To list disconnected sites using supctl:

supctl  show system sites --where="connection-state/connected='false'" --fields=name

If when-disconnected is set to treat-as-error, alerts will be generated for disconnected sites.

Configuring upgrade sequences

If your deployment pipeline releases updates regularly (e.g., bi-weekly), sites disconnected for extended periods may accumulate multiple pending upgrades. By default, these upgrades are applied sequentially upon reconnection.

You can optimize this process by allowing the deployment to skip versions. Configure this using the upgrade-from field.

Here's an example of a simple application that supports such upgrades:

name: theater-room-manager
version: "2.2"
services:
- name: theater-operations
mode: replicated
replicas: 3
containers:
- name: digital-assets-manager
image: ...
upgrade-from:
- version-regexp: "."
method: per-service
services:
- name: theater-operations
instances-in-parallel: 1
healthy-time: 30s

See also application upgrades.

Best practice: Ensure your application supports upgrades from any previous version. This will make an upgrade after longer disconnect faster since intermediate versions can be skipped

Certificate management

Avassa uses site-local certificates for security. Certificates have a default TTL and are auto-rotated. Sites should not remain disconnected longer than the certificate TTL or the scheduled rotation period.

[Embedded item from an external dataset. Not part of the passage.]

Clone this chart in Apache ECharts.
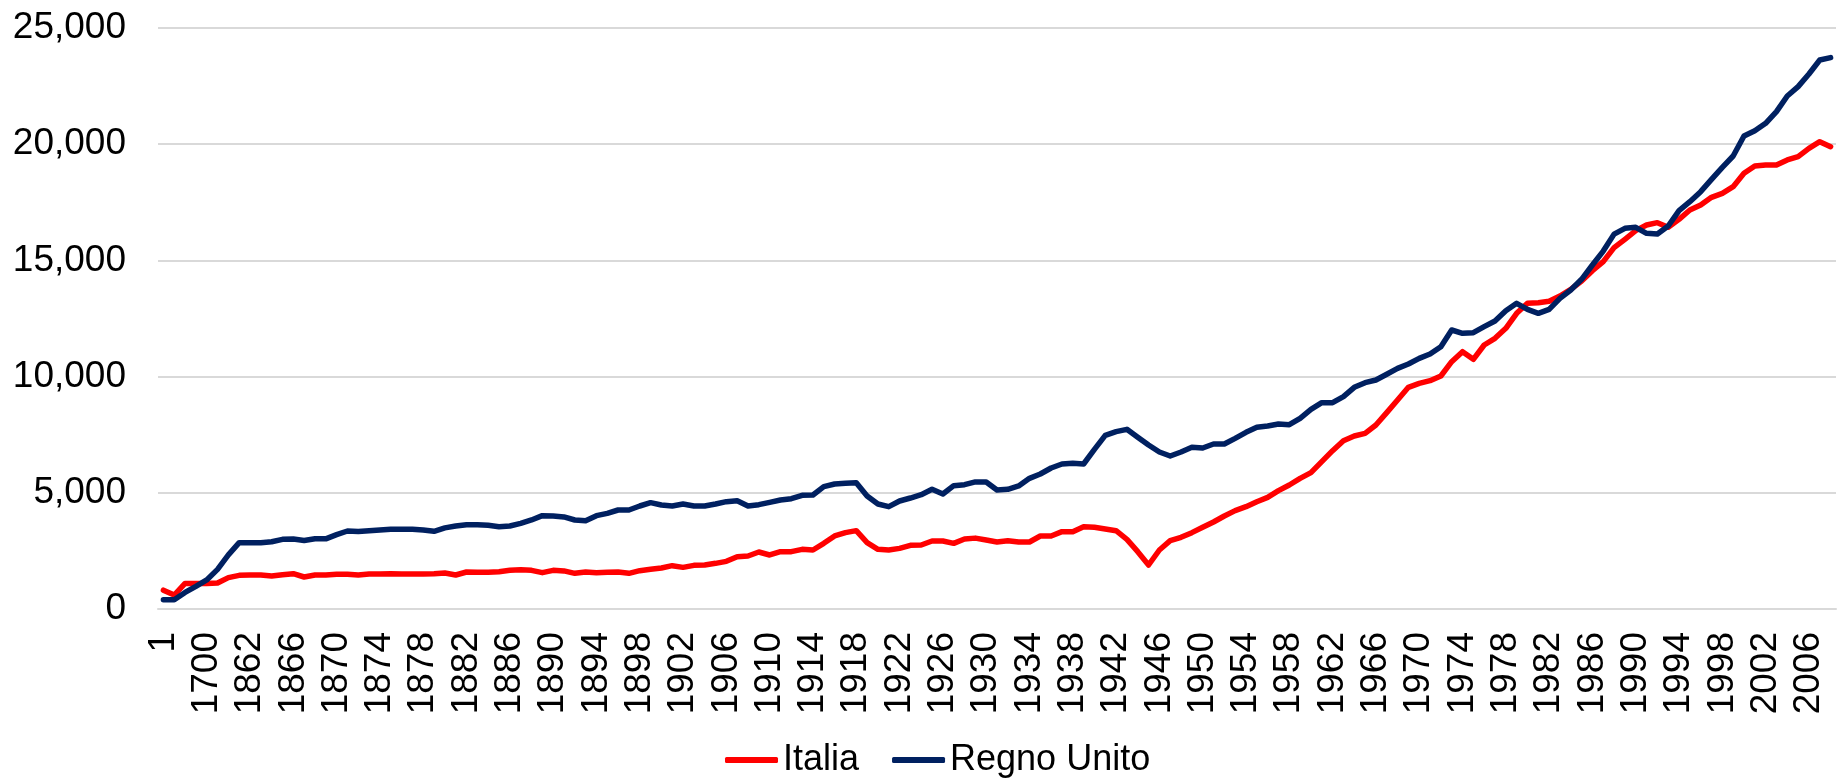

Set the offline-grace-period in the system settings to match your expected maximum disconnected duration. Certificate defaults are derived from this value.

Monitor certificate expiration using supctl or the Control Tower UI, which provides alerts for certificates nearing expiration.

If a site misses certificate renewal due to extended disconnection, Avassa provides a built-in recovery mechanism.

See certificate management for disconnected scenarios for detailed instructions on these topics.

User management

When operating sites via Control Tower, authentication is handled centrally (OIDC or local users in Strongbox). For local operations during outages, ensure site-local authentication is enabled.

Create Strongbox users and distribute them to the relevant sites:

distribute those users to the site

This allows local users to authenticate and use supctl and APIs even when disconnected.

Edge site local operations

While disconnected, users can perform local operations using supctl and APIs. Consider deploying a site-local custom web UI for simplified management, such as the Site Admin UI example.

Local configuration changes made during disconnection are flagged. Upon reconnection, the central operations team can review and choose to keep local changes or overwrite with central configuration.

Read more: disconnected site operations

Site local unseal

If you have scenarios where sites will restart without connectivity to the Control Tower you might want to allow local unseal.

Note that this setting must be configured before the first host in a site is connected. After that it cannot be changed.